▶ What is expected:
All the data below goes into the copy word for word, but the pictures don't.

▶ Available data:
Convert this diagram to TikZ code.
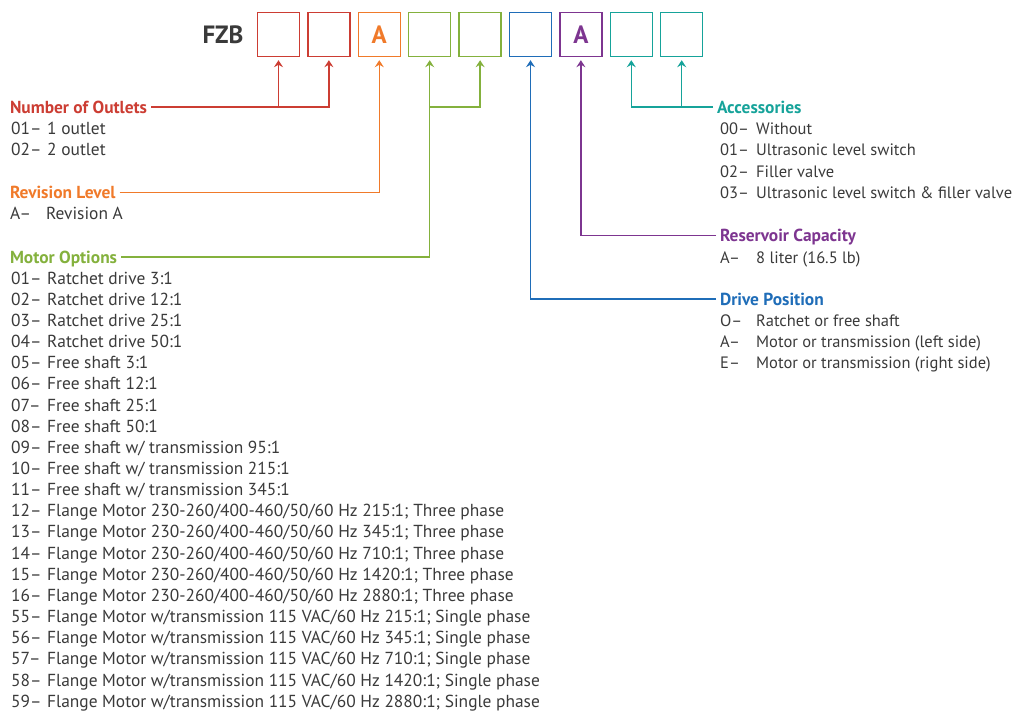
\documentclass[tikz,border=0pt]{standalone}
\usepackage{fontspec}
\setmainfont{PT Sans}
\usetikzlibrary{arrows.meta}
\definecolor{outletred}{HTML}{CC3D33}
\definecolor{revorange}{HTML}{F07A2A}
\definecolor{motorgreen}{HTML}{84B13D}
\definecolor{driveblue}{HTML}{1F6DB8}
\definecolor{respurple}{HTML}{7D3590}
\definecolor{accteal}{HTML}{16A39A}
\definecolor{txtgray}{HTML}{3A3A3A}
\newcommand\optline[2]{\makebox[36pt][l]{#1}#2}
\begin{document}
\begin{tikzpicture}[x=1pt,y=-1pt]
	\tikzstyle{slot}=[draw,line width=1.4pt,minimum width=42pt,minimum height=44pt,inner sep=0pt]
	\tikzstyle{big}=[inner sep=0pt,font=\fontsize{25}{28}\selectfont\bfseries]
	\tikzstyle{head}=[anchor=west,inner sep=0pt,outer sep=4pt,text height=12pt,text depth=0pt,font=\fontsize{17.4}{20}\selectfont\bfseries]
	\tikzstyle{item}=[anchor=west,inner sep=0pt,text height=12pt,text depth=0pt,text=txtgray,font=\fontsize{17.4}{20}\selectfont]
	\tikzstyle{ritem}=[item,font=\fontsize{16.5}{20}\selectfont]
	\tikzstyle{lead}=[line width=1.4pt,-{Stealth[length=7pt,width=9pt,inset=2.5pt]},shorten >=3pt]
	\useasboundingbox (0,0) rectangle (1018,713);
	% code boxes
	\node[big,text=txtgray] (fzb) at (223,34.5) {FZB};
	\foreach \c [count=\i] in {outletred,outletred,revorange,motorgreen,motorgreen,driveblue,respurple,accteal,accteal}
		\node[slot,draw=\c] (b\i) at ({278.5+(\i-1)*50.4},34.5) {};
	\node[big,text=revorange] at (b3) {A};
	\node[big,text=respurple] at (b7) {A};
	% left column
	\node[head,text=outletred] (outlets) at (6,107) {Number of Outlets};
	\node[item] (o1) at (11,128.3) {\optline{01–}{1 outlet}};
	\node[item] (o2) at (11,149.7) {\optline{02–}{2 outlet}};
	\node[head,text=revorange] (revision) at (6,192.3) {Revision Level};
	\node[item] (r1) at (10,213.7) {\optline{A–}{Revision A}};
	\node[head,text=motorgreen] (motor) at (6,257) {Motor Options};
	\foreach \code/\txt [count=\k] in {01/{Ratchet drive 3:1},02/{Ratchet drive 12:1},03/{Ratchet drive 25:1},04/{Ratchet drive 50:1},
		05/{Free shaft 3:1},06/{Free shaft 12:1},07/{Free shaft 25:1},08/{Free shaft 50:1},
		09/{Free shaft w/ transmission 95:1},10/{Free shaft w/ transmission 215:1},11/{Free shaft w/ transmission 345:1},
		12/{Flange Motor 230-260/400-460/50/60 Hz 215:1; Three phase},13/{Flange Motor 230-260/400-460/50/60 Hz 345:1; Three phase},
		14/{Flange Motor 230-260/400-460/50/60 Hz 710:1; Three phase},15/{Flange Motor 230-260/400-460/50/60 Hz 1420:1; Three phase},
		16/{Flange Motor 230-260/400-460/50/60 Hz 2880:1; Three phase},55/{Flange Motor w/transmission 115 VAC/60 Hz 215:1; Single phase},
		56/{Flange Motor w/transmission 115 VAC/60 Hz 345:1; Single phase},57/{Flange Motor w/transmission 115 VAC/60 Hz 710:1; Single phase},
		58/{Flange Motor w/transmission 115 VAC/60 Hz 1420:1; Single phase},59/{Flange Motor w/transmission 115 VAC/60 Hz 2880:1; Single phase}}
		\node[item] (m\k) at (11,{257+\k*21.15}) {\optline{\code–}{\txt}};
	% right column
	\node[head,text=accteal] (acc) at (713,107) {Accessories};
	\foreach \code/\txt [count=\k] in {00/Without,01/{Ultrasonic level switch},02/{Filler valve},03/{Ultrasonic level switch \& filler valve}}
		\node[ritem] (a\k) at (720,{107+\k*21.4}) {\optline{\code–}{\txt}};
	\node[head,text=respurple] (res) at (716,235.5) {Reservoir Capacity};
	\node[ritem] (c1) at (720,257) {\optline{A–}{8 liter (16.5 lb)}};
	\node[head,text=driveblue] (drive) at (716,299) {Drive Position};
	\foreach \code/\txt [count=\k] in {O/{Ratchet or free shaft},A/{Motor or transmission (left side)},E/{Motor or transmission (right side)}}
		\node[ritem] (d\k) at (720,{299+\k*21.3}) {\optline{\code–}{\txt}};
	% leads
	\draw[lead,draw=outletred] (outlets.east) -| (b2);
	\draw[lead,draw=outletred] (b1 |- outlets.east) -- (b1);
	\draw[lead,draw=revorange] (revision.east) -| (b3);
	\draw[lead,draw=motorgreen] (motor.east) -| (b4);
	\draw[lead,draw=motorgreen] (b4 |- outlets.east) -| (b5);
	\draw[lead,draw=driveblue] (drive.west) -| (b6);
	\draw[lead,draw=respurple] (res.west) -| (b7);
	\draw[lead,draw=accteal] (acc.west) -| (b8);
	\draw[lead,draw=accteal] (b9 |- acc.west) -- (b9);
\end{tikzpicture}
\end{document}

▶ Answer to the task:
Convert this diagram to TikZ code.
\documentclass[tikz,border=0pt]{standalone}
\usepackage{fontspec}
\setmainfont{PT Sans}
\usetikzlibrary{arrows.meta}
\definecolor{outletred}{HTML}{CC3D33}
\definecolor{revorange}{HTML}{F07A2A}
\definecolor{motorgreen}{HTML}{84B13D}
\definecolor{driveblue}{HTML}{1F6DB8}
\definecolor{respurple}{HTML}{7D3590}
\definecolor{accteal}{HTML}{16A39A}
\definecolor{txtgray}{HTML}{3A3A3A}
\newcommand\optline[2]{\makebox[36pt][l]{#1}#2}
\begin{document}
\begin{tikzpicture}[x=1pt,y=-1pt]
	\tikzstyle{slot}=[draw,line width=1.4pt,minimum width=42pt,minimum height=44pt,inner sep=0pt]
	\tikzstyle{big}=[inner sep=0pt,font=\fontsize{25}{28}\selectfont\bfseries]
	\tikzstyle{head}=[anchor=west,inner sep=0pt,outer sep=4pt,text height=12pt,text depth=0pt,font=\fontsize{17.4}{20}\selectfont\bfseries]
	\tikzstyle{item}=[anchor=west,inner sep=0pt,text height=12pt,text depth=0pt,text=txtgray,font=\fontsize{17.4}{20}\selectfont]
	\tikzstyle{ritem}=[item,font=\fontsize{16.5}{20}\selectfont]
	\tikzstyle{lead}=[line width=1.4pt,-{Stealth[length=7pt,width=9pt,inset=2.5pt]},shorten >=3pt]
	\useasboundingbox (0,0) rectangle (1018,713);
	% code boxes
	\node[big,text=txtgray] (fzb) at (223,34.5) {FZB};
	\foreach \c [count=\i] in {outletred,outletred,revorange,motorgreen,motorgreen,driveblue,respurple,accteal,accteal}
		\node[slot,draw=\c] (b\i) at ({278.5+(\i-1)*50.4},34.5) {};
	\node[big,text=revorange] at (b3) {A};
	\node[big,text=respurple] at (b7) {A};
	% left column
	\node[head,text=outletred] (outlets) at (6,107) {Number of Outlets};
	\node[item] (o1) at (11,128.3) {\optline{01–}{1 outlet}};
	\node[item] (o2) at (11,149.7) {\optline{02–}{2 outlet}};
	\node[head,text=revorange] (revision) at (6,192.3) {Revision Level};
	\node[item] (r1) at (10,213.7) {\optline{A–}{Revision A}};
	\node[head,text=motorgreen] (motor) at (6,257) {Motor Options};
	\foreach \code/\txt [count=\k] in {01/{Ratchet drive 3:1},02/{Ratchet drive 12:1},03/{Ratchet drive 25:1},04/{Ratchet drive 50:1},
		05/{Free shaft 3:1},06/{Free shaft 12:1},07/{Free shaft 25:1},08/{Free shaft 50:1},
		09/{Free shaft w/ transmission 95:1},10/{Free shaft w/ transmission 215:1},11/{Free shaft w/ transmission 345:1},
		12/{Flange Motor 230-260/400-460/50/60 Hz 215:1; Three phase},13/{Flange Motor 230-260/400-460/50/60 Hz 345:1; Three phase},
		14/{Flange Motor 230-260/400-460/50/60 Hz 710:1; Three phase},15/{Flange Motor 230-260/400-460/50/60 Hz 1420:1; Three phase},
		16/{Flange Motor 230-260/400-460/50/60 Hz 2880:1; Three phase},55/{Flange Motor w/transmission 115 VAC/60 Hz 215:1; Single phase},
		56/{Flange Motor w/transmission 115 VAC/60 Hz 345:1; Single phase},57/{Flange Motor w/transmission 115 VAC/60 Hz 710:1; Single phase},
		58/{Flange Motor w/transmission 115 VAC/60 Hz 1420:1; Single phase},59/{Flange Motor w/transmission 115 VAC/60 Hz 2880:1; Single phase}}
		\node[item] (m\k) at (11,{257+\k*21.15}) {\optline{\code–}{\txt}};
	% right column
	\node[head,text=accteal] (acc) at (713,107) {Accessories};
	\foreach \code/\txt [count=\k] in {00/Without,01/{Ultrasonic level switch},02/{Filler valve},03/{Ultrasonic level switch \& filler valve}}
		\node[ritem] (a\k) at (720,{107+\k*21.4}) {\optline{\code–}{\txt}};
	\node[head,text=respurple] (res) at (716,235.5) {Reservoir Capacity};
	\node[ritem] (c1) at (720,257) {\optline{A–}{8 liter (16.5 lb)}};
	\node[head,text=driveblue] (drive) at (716,299) {Drive Position};
	\foreach \code/\txt [count=\k] in {O/{Ratchet or free shaft},A/{Motor or transmission (left side)},E/{Motor or transmission (right side)}}
		\node[ritem] (d\k) at (720,{299+\k*21.3}) {\optline{\code–}{\txt}};
	% leads
	\draw[lead,draw=outletred] (outlets.east) -| (b2);
	\draw[lead,draw=outletred] (b1 |- outlets.east) -- (b1);
	\draw[lead,draw=revorange] (revision.east) -| (b3);
	\draw[lead,draw=motorgreen] (motor.east) -| (b4);
	\draw[lead,draw=motorgreen] (b4 |- outlets.east) -| (b5);
	\draw[lead,draw=driveblue] (drive.west) -| (b6);
	\draw[lead,draw=respurple] (res.west) -| (b7);
	\draw[lead,draw=accteal] (acc.west) -| (b8);
	\draw[lead,draw=accteal] (b9 |- acc.west) -- (b9);
\end{tikzpicture}
\end{document}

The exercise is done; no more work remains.